A: In the Old Law they were Saturdays and certain other days regarded as specially solemn by the Jews; in the New Law they are Sundays and other festivals instituted by the Church.
A: Sunday, which means the Lord's Day, was substituted for Saturday, because it was on that day that our Lord rose from the dead.
A: We are commanded to assist devoutly at the Holy Sacrifice of the Mass.
A: A good Christian sanctifies festivals: (1) By attending Christian Doctrine, sermons, and the Divine Office; (2) By frequently and devoutly receiving the sacraments of Penance and the Blessed Eucharist; (3) By the practice of prayer and works of Christian charity.
A: The Third Commandment forbids servile works and any other works that hinder the worship of God.
A: The servile works forbidden on festivals are those works called manual, that is, those material works in which the body has more part than the mind, such, for instance, as are ordinarily done by servants, laborers, and artisans.

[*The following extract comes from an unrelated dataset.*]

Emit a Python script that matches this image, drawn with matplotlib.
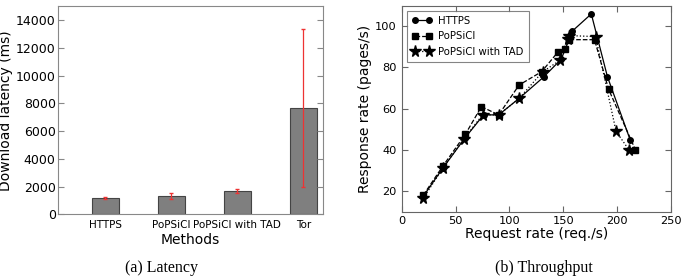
import matplotlib
matplotlib.use("Agg")
import matplotlib.pyplot as plt
import numpy as np

# (a) latency
methods = ["HTTPS", "PoPSiCl", "PoPSiCl with TAD", "Tor"]
latency_ms = [1200, 1310, 1670, 7650]
latency_err = [80, 200, 150, 5700]

# (b) throughput
https_req = [20, 38, 59, 76, 90, 109, 132, 148, 152, 156, 158, 176, 191, 212]
https_resp = [17.5, 31, 46, 57, 57, 65, 75.5, 84, 89, 95, 97.5, 106, 75.5, 45]
popsicl_req = [20, 38, 59, 74, 90, 109, 130, 145, 152, 155, 179, 192, 217]
popsicl_resp = [18, 32, 47.5, 61, 57, 71.5, 78, 87.5, 89, 93.5, 93.5, 69.5, 40]
tad_req = [20, 38, 58, 75, 90, 109, 131, 147, 154, 155, 180, 199, 211]
tad_resp = [16.5, 31, 45.5, 57, 57, 65, 78, 83.5, 94, 95.5, 95, 49, 40]

fig = plt.figure(figsize=(6.84, 2.78), dpi=100)

# ---- left: latency bars
ax1 = fig.add_axes([0.0855, 0.229, 0.3867, 0.749])
x = np.arange(len(methods))
w = 0.41
ax1.bar(x, latency_ms, width=w, align='edge', color='#7f7f7f', edgecolor='#444444', linewidth=0.8)
ax1.errorbar(x + w / 2, latency_ms, yerr=latency_err, fmt='none', ecolor='#ee3333', elinewidth=0.9, capsize=1.5)
ax1.set_xlim(-0.5, 3.5)
ax1.set_ylim(0, 15000)
ax1.set_yticks(range(0, 15000, 2000))
ax1.set_xticks(x + w / 2)
ax1.set_xticklabels(methods, fontsize=7.5)
ax1.tick_params(axis='x', length=0, pad=4)
ax1.tick_params(axis='y', direction='in', right=True, labelsize=9, pad=2, length=4, color='#888888')
ax1.set_xlabel("Methods", fontsize=10, labelpad=2)
ax1.set_ylabel("Download latency (ms)", fontsize=10, labelpad=2)
for s in ax1.spines.values():
    s.set_color('#888888')

# ---- right: throughput lines
ax2 = fig.add_axes([0.5873, 0.2385, 0.3937, 0.741])
ax2.plot(https_req, https_resp, 'k-', marker='o', markersize=4, linewidth=0.9, label="HTTPS")
ax2.plot(popsicl_req, popsicl_resp, 'k--', marker='s', markersize=4.5, linewidth=0.9, label="PoPSiCl")
ax2.plot(tad_req, tad_resp, 'k:', marker='*', markersize=8.5, linewidth=0.9, label="PoPSiCl with TAD")
ax2.set_xlim(0, 250)
ax2.set_ylim(10, 110)
ax2.set_yticks([20, 40, 60, 80, 100])
ax2.set_xticks([0, 50, 100, 150, 200, 250])
ax2.tick_params(direction='in', top=True, right=True, labelsize=8.2, length=4, color='#666666')
ax2.tick_params(axis='x', pad=3)
ax2.set_xlabel("Request rate (req./s)", fontsize=10, labelpad=1)
ax2.set_ylabel("Response rate (pages/s)", fontsize=10, labelpad=2)
for s in ax2.spines.values():
    s.set_color('#666666')
# old-style legend: two markers per entry
leg = ax2.legend(loc='upper left', fontsize=7.3, fancybox=False, numpoints=2, handlelength=2.0,
                 borderpad=0.5, labelspacing=0.55, handletextpad=0.6, borderaxespad=0.5)
leg.get_frame().set_edgecolor('#666666')
leg.get_frame().set_linewidth(0.8)

fig.text(0.236, 0.02, "(a) Latency", fontsize=11.5, family='Liberation Serif', ha='center')
fig.text(0.795, 0.02, "(b) Throughput", fontsize=11.5, family='Liberation Serif', ha='center')

fig.savefig("out.png", dpi=100)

A: One commits a mortal sin by working on festivals; brevity of time, however, will excuse from grave sin.
A: On festivals those works are permitted which are necessary for life, or for the service of God; as well as those done for a grave reason, with leave, when possible, from the Pastor.
A: Servile work is forbidden on festivals in order that we may the better attend to divine worship, and to the care of our souls; And to enable us to rest from toil. Hence innocent recreation is not forbidden.
A: We should above all avoid sin and whatever leads to sin, such as dangerous diversions and dangerous places of amusement.